Nous sommes également attentifs à la stratégie de diversification des réassureurs avec qui nous travaillons, et notamment chez ceux qui font de l’assurance directe. Même si nous savons faire la distinction entre les deux activités, nous considérons que ce n’est pas le même métier.
Nos parts de cessions dépendent aussi de la taille des réassureurs et de leurs actifs. Nous surveillons activement la part que nous représentons dans leurs portefeuilles pour ne pas être trop liés à leur sort. Les réassureurs globaux sont mieux diversifiés, alors que les réassureurs locaux ont une expertise très forte sur un marché donné. C’est la fonction risk management du groupe qui nous épaule dans nos choix, de manière quasi quotidienne, notamment dans notre processus de renouvellements.
Pourquoi avoir pris une participation dans Africa Re ?
Axa a toujours eu une présence en Afrique, principalement héritée de l’UAP, mais peu développée ces vingt dernières années. Depuis cinq ans, le groupe a reconsidéré le continent africain dans sa stratégie et décidé de réinvestir dans différents outils sur la zone.

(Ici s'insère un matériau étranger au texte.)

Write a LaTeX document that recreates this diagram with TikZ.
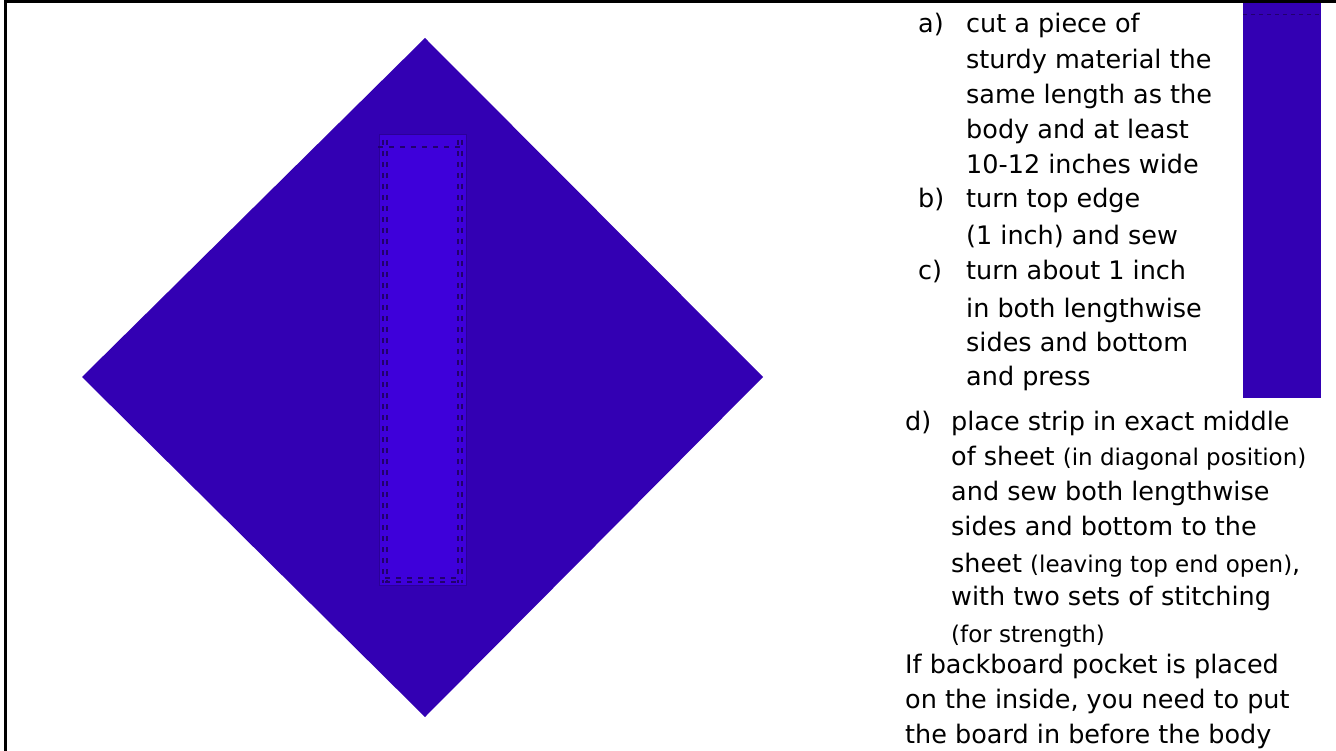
\documentclass[tikz,border=0pt]{standalone}
\usepackage{fontspec}
\setmainfont{DejaVu Sans}
\usetikzlibrary{positioning}
\definecolor{sheet}{RGB}{51,0,179}
\definecolor{strip}{RGB}{62,0,218}
\definecolor{stitch}{RGB}{34,0,110}
\newcommand{\aside}[1]{{\fontsize{23}{35}\selectfont #1}}

\begin{document}
\begin{tikzpicture}[x=1pt,y=-1pt,txt/.style={anchor=base west,inner sep=0pt,font=\fontsize{25.5}{35}\selectfont},seam/.style={stitch,line width=1.6pt,dash pattern=on 5pt off 6pt}]
\useasboundingbox (0,0) rectangle (1336,751);
% frame
\draw[line width=3pt] (5,751) |- (1336,2);
% sheet with pocket strip
\fill[sheet] (425,38) -- (763,377) -- (425,717) -- (82,377) -- cycle;
\filldraw[fill=strip,draw=sheet!85!black,line width=1pt] (379,135) rectangle (466,585);
\draw[seam] (378,147) -- (464,147);
\draw[seam] (383,140) -- (383,583);\draw[seam] (387,140) -- (387,583);
\draw[seam] (458,140) -- (458,583);\draw[seam] (462,140) -- (462,583);
\draw[seam] (385,578) -- (462,578);\draw[seam] (385,582) -- (462,582);
% strip before sewing
\fill[sheet] (1243,3) rectangle (1321,398);
\draw[seam,line width=1pt,dash pattern=on 4pt off 4pt] (1243,15) -- (1321,15);
% steps
\node[txt] (la) at (918,33) {a)};
\foreach \n/\y/\t in {1/33/cut a piece of,2/69/sturdy material the,3/104/same length as the,4/139/body and at least,5/174/10-12 inches wide}
  \node[txt] (a\n) at (966,\y) {\t};
\node[txt] (lb) at (918,208) {b)};
\node[txt] (b1) at (966,208) {turn top edge};
\node[txt] (b2) at (966,245) {(1 inch) and sew};
\node[txt] (lc) at (918,280) {c)};
\foreach \n/\y/\t in {1/280/turn about 1 inch,2/317/in both lengthwise,3/352/sides and bottom,4/385/and press}
  \node[txt] (c\n) at (966,\y) {\t};
\node[txt] (ld) at (905,430) {d)};
\node[txt] (d1) at (951,430) {place strip in exact middle};
\node[txt] (d2) at (951,465) {of sheet \aside{(in diagonal position)}};
\node[txt] (d3) at (951,500) {and sew both lengthwise};
\node[txt] (d4) at (951,535) {sides and bottom to the};
\node[txt] (d5) at (951,572) {sheet \aside{(leaving top end open)},};
\node[txt] (d6) at (951,605) {with two sets of stitching};
\node[txt] (d7) at (951,642) {\aside{(for strength)}};
\foreach \n/\y/\t in {1/673/If backboard pocket is placed,2/708/{on the inside, you need to put},3/743/the board in before the body}
  \node[txt] (e\n) at (905,\y) {\t};
\end{tikzpicture}
\end{document}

Notre participation minoritaire dans Africa Re s’inscrit dans une logique de meilleure connaissance du continent pour y accompagner de nouveaux risques.
Quels sont les prochains grands enjeux réassurance du groupe ?

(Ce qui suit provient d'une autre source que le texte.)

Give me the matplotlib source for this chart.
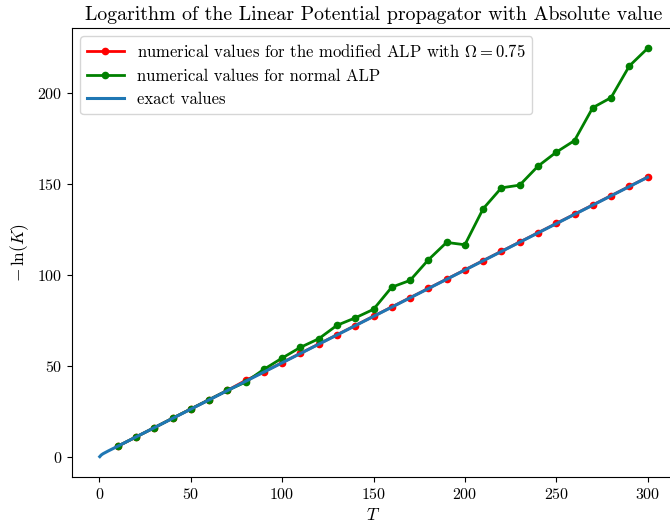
import matplotlib
matplotlib.use("Agg")
import matplotlib.pyplot as plt

plt.rcParams['font.family'] = 'serif'
plt.rcParams['font.serif'] = ['cmr10']
plt.rcParams['mathtext.fontset'] = 'cm'
plt.rcParams['axes.formatter.use_mathtext'] = True

# time values of the numerical runs
T = [10, 20, 30, 40, 50, 60, 70, 80, 90, 100, 110, 120, 130, 140, 150,
     160, 170, 180, 190, 200, 210, 220, 230, 240, 250, 260, 270, 280, 290, 300]

# modified ALP (Omega = 0.75)
modified = [5.7, 10.8, 15.9, 21.1, 26.2, 31.3, 36.4, 41.9, 46.6, 51.7,
            56.8, 61.9, 67.0, 72.1, 77.2, 82.3, 87.4, 92.5, 97.6, 102.7,
            107.8, 112.9, 118.0, 123.1, 128.2, 133.3, 138.4, 143.5, 148.6, 153.7]

# normal ALP
normal = [5.7, 10.8, 15.9, 21.1, 26.2, 31.3, 36.4, 41.0, 48.0, 54.2,
          60.1, 64.8, 72.2, 76.3, 81.0, 93.2, 96.9, 108.2, 117.8, 116.5,
          136.3, 147.8, 149.3, 159.7, 167.4, 173.8, 191.9, 197.4, 214.8, 224.5]

# exact curve
T_exact = [0.2, 1, 2, 5, 10, 20, 30, 40, 50, 60, 70, 80, 90, 100, 120, 140,
           160, 180, 200, 220, 240, 260, 280, 300]
exact = [0.0, 0.9, 1.6, 3.2, 5.7, 10.8, 15.9, 21.0, 26.1, 31.2, 36.3, 41.4,
         46.5, 51.6, 61.8, 72.0, 82.2, 92.4, 102.6, 112.8, 123.0, 133.2, 143.4, 153.6]

fig = plt.figure(figsize=(6.7, 5.28), dpi=100)
ax = fig.add_axes([72 / 670, 51 / 528, 603 / 670, 449 / 528])

ax.plot(T, modified, '-o', color='red', lw=2, ms=4.5,
        label=r'numerical values for the modified ALP with $\Omega = 0.75$')
ax.plot(T, normal, '-o', color='green', lw=2, ms=4.5,
        label='numerical values for normal ALP')
ax.plot(T_exact, exact, color='tab:blue', lw=2.2, label='exact values')

ax.set_xlim(-15, 315)
ax.set_ylim(-11.2, 235.7)
ax.set_xticks([0, 50, 100, 150, 200, 250, 300])
ax.set_yticks([0, 50, 100, 150, 200])
ax.tick_params(labelsize=11.5)

ax.set_xlabel(r'$T$', fontsize=12.5, labelpad=4)
ax.set_ylabel(r'$-\,\ln(K)$', fontsize=12.5)
ax.set_title('Logarithm of the Linear Potential propagator with Absolute value',
             fontsize=14.3)
ax.legend(loc='upper left', fontsize=12, handlelength=2.2)

fig.savefig('out.png', dpi=100)
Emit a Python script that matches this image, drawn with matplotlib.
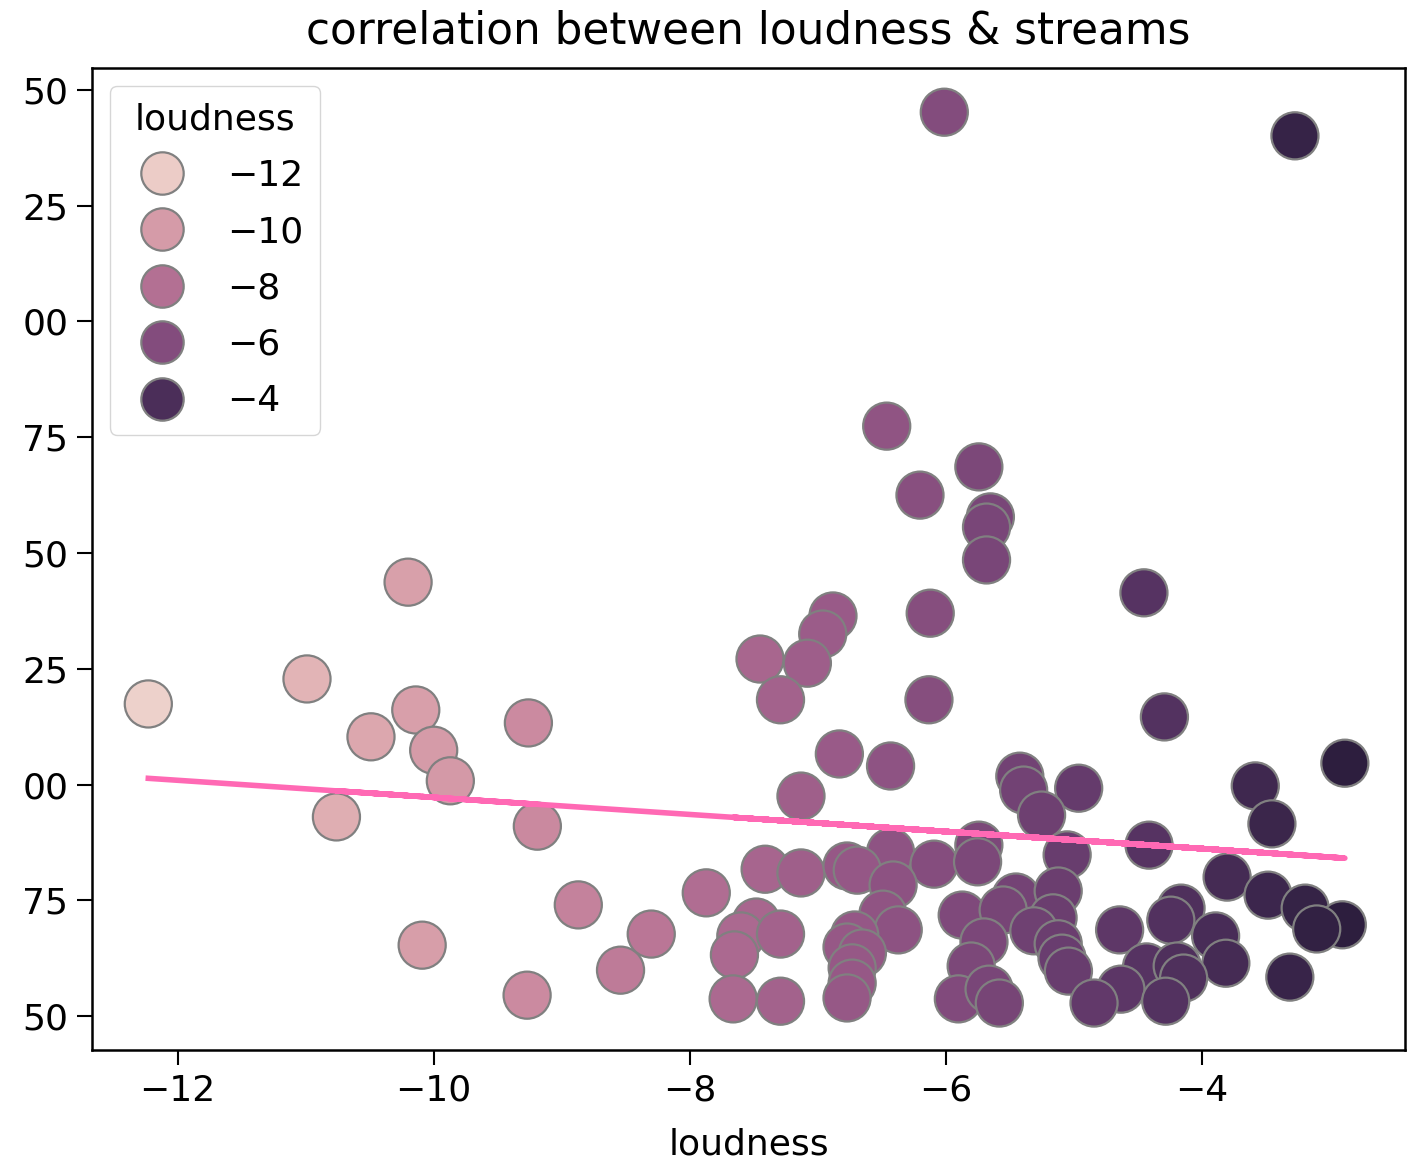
import numpy as np
import pandas as pd
import matplotlib
matplotlib.use("Agg")
import matplotlib.pyplot as plt
import seaborn as sns

# loudness (dB) and streams (billions)
loudness = [-12.23, -10.99, -10.20, -10.49, -10.14, -10.00, -9.87, -10.76, -9.26, -9.19,
            -10.09, -9.27, -8.87, -8.54, -8.30, -7.87, -6.01, -3.27, -6.46, -5.74,
            -6.20, -5.65, -5.68, -5.68, -4.45, -6.12, -6.88, -6.96, -7.45, -7.08,
            -7.29, -6.13, -4.29, -6.83, -6.43, -2.88, -5.42, -5.39, -4.96, -3.58,
            -5.25, -3.45, -7.13, -5.74, -4.41, -5.05, -6.43, -7.41, -7.13, -6.77,
            -6.69, -6.09, -5.75, -6.41, -3.80, -5.45, -5.12, -3.48, -3.19, -2.90,
            -3.10, -4.16, -4.24, -6.49, -5.87, -5.55, -6.37, -5.16, -5.31, -4.64,
            -3.89, -7.48, -7.60, -7.29, -6.71, -6.77, -6.65, -7.65, -5.70, -5.12,
            -5.09, -3.81, -4.43, -4.19, -4.14, -5.04, -5.80, -6.73, -6.73, -3.31,
            -4.63, -6.77, -5.90, -5.66, -5.58, -4.84, -4.28, -7.66, -7.29]
streams = [1.174, 1.228, 1.437, 1.103, 1.161, 1.074, 1.008, 0.930, 1.133, 0.910,
           0.653, 0.545, 0.740, 0.599, 0.677, 0.766, 2.452, 2.401, 1.774, 1.686,
           1.625, 1.578, 1.556, 1.485, 1.414, 1.370, 1.364, 1.325, 1.271, 1.262,
           1.183, 1.183, 1.146, 1.066, 1.040, 1.046, 1.018, 0.988, 0.992, 0.997,
           0.934, 0.915, 0.975, 0.869, 0.869, 0.848, 0.854, 0.817, 0.809, 0.824,
           0.815, 0.828, 0.833, 0.783, 0.800, 0.757, 0.770, 0.761, 0.733, 0.697,
           0.688, 0.733, 0.707, 0.720, 0.718, 0.729, 0.686, 0.712, 0.684, 0.686,
           0.673, 0.703, 0.673, 0.677, 0.675, 0.649, 0.636, 0.632, 0.660, 0.656,
           0.625, 0.614, 0.606, 0.608, 0.582, 0.597, 0.608, 0.604, 0.571, 0.584,
           0.558, 0.539, 0.537, 0.558, 0.528, 0.528, 0.532, 0.537, 0.532]

ytick_vals = [0.50, 0.75, 1.00, 1.25, 1.50, 1.75, 2.00, 2.25, 2.50]
ytick_labels = ["50", "75", "00", "25", "50", "75", "00", "25", "50"]

df = pd.DataFrame({"loudness": loudness, "streams": streams})

fig = plt.figure(figsize=(14.19, 11.6), dpi=100)
ax = fig.add_axes([92 / 1419, 1 - 1050 / 1160, 1313 / 1419, 982 / 1160])

sns.scatterplot(data=df, x="loudness", y="streams", hue="loudness",
                s=1150, edgecolor="gray", linewidth=1.6, ax=ax)

# linear fit
m, b = np.polyfit(df["loudness"], df["streams"], 1)
ax.plot(df["loudness"], m * df["loudness"] + b, color="#ff69b4", linewidth=4)

ax.set_xlim(-12.67, -2.41)
ax.set_ylim(0.4266, 2.5475)
ax.set_xticks([-12, -10, -8, -6, -4])
ax.set_yticks(ytick_vals)
ax.set_yticklabels(ytick_labels)
ax.tick_params(labelsize=26, length=11, width=1.5, pad=6)
for s in ax.spines.values():
    s.set_linewidth(1.8)
ax.set_xlabel("loudness", fontsize=26, labelpad=14)
ax.set_ylabel("")
ax.set_title("correlation between loudness & streams", fontsize=31.5, pad=18)

leg = ax.legend(title="loudness", loc="upper left", fontsize=26, title_fontsize=26,
                markerscale=1.0, borderpad=0.45, labelspacing=0.62, handletextpad=0.8,
                borderaxespad=0.5)
for h in leg.legend_handles:
    try:
        h.set_markersize(np.sqrt(1150) * 0.9)
    except AttributeError:
        pass

fig.savefig("out.png", dpi=100)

Il y a d’abord un très beau chantier qui se dessine autour du risque cyber pour lequel le marché n’est pas mûr. Sur ce sujet, nous avons démarré des discussions avec la plupart des réassureurs de la place. Que ce soit en termes d’identification du risque, de pricing, de modélisation ou de maîtrise des engagements dans le monde entier, nous faisons face à des enjeux inconnus auparavant.
Il est impératif que le marché de la réassurance s’organise de manière volontariste sur ce sujet, notamment à propos des problématiques de cumuls. Certains opérateurs sont encore trop timides sur un sujet aux scénarios qui touchent tous les portefeuilles.
Le second enjeu du groupe concerne enfin l’optimisation du capital pour laquelle notre apprentissage des règles de solvabilité nous amène à envisager des solutions nouvelles, comme mélanger les réassurances vie et non vie pour diversifier encore plus le risque.